Darren Ho asks, “Have we, the children of the communication era, forgotten how to communicate?”
A few weeks ago, I brought my friend A to an event, where I introduced her to B, another friend.
A and B interacted for a while before I decided to play fairy godfather and whisk her away in a pumpkin-coloured cab. Alas, she did not leave her shoe behind, and Prince Charming decided to ask me for her number to ask her out.
I didn’t mind at all. It’s not the first time I did this, and I thought B was a pretty good guy to date. Decent dresser, not too bad looking, pretty clever, made a decent income. A was a great gal, and fun-loving. I thought they would hit it off pretty well, and at least they would have a common topic to start the evening off : me. B was a pretty smooth operator, and after an apparently good first date, they agreed to contact each other soon for a second date.

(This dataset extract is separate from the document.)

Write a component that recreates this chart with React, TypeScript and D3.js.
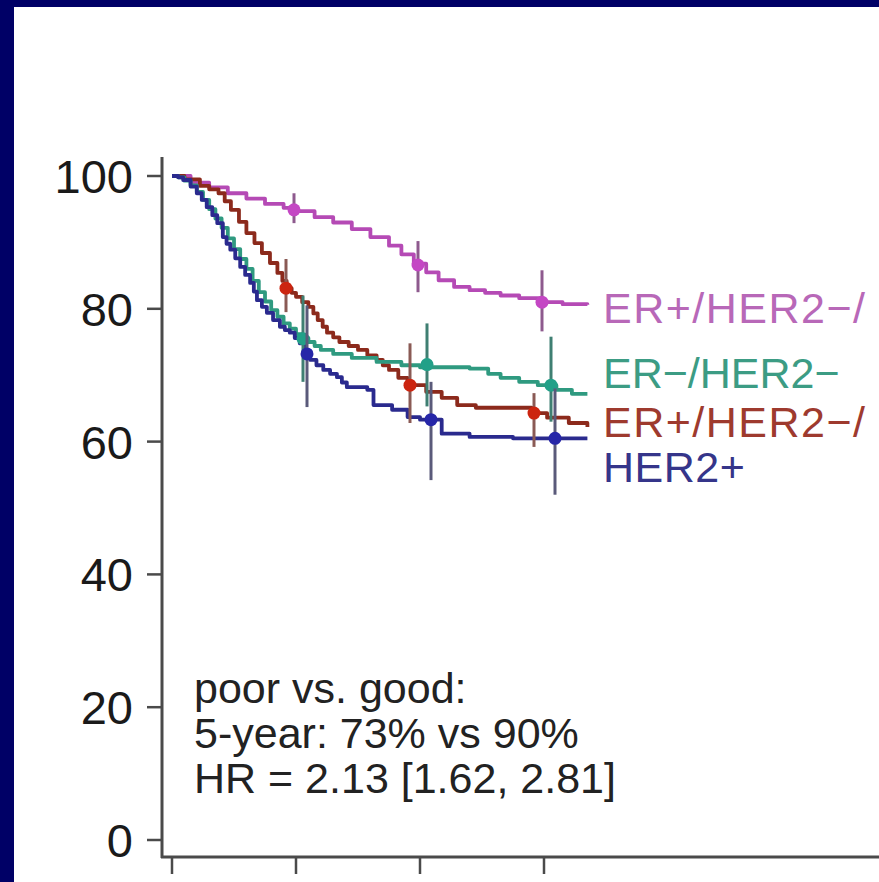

Well, the next day, they decided to keep in touch. Via text nessages, courtesy of our local telcom providers. Oh, and MSN Messenger, courtesy of Microsoft.
“Good morning : ) Hope you had a good rest.”
“I had a really good time last night.”
“How have you been?”
“Would you like to meet up for a movie tomorrow?”
“I’m not looking for anything serious right now.”
????? All these over typed words? It’s about as enchanting and romantic as having the computer read it it out in a monotone. On more or less the same as Darth Vader typing into his blackberry “Luke, I am your father” and being replied with a “NOOOOOOOO!!!!!!!!!” or someone proposing by texting you with “Hey sweetie, the Sngkg showrm lks grt. Let’s gt an apartmt there. I’ll book the ROM tmrw.” 88 characters.
Curious about this style of dating which I’ve not tried before, I pressured A to ask B why he didn’t simply call her to chat and save her fingers the exercise. His reply was that he didn’t like to talk on the phone unless it was necessary.
With so many modern technologies to keep in touch, it seems like men and women both have forgotten to use the simplest tool that they have: their voices. This is going to sound like a ripoff from Carrie Bradshaw, but I have to say it.
Have we, the children of the communication era, forgotten how to communicate?
In fact, I would say that it was with the advent of the mobile phone and the Internet that has led to this communication crisis. Why crisis? Because the old school romantic in me firmly believes that if you respect a person and want to get their opinion on a date, like what time to meet or where to dine, you should at least pick up the phone to ask. Vocally. What’s so difficult about picking up the phone to say hi?
Shockingly, after some self-examination, I realised that I did it myself. Despite the fact that it is less tedious to just dial eight numbers and talk, we prefer to carry on a conversation over the written word. Sort of going back to the era of silent movies. Simply because it is less personal.
We use the written word to make a date when we don’t know exactly where we stand with respect to the other person, or we don’t want them to think it might develop beyond friendships. Or sometimes, text messages make for an easy way to communicate with a fling. It’s much easier to turn down a date when you don’t have to reject the person directly, even if its over the phone.
Most importantly, it gives you time to think up of lame excuses to get out of dates you don’t want to go to. “Sry, busy wif work this wk. Mayb nxt wk?” 40 characters, and it’s guilt begone! Just make sure you don’t go to the same club this weekend to party.
But regardless of convenience, or cents saved, or if you’re not sure what you are to someone, is it healthy to keep this sort of silent communication going? The answer is of course NO.
Part of what makes asking someone out on a date interesting and exciting is the asking out itself. Part of what makes dating fun is the endless phone calls and chats into the night, and most importantly, listening to a person’s voice regularly brings an intimacy like your mother singing lullabies to you when you were a baby. Why do you think the first thing you do when you quarrel with someone is to cease verbal communication with them?
So, if you’re 20, or whatever age, and are, as you read this, considering messaging someone to ask that perspn out, don’t. Give that person a ring. It’s probably more effective to call and hang up, than sending someone “Wanna go 4 dinner?” At least hanging up lets the person know you’re probably nervous. “Wanna go 4 dinner” sounds like you’re planning on going to Macdonalds for a Happy Meal.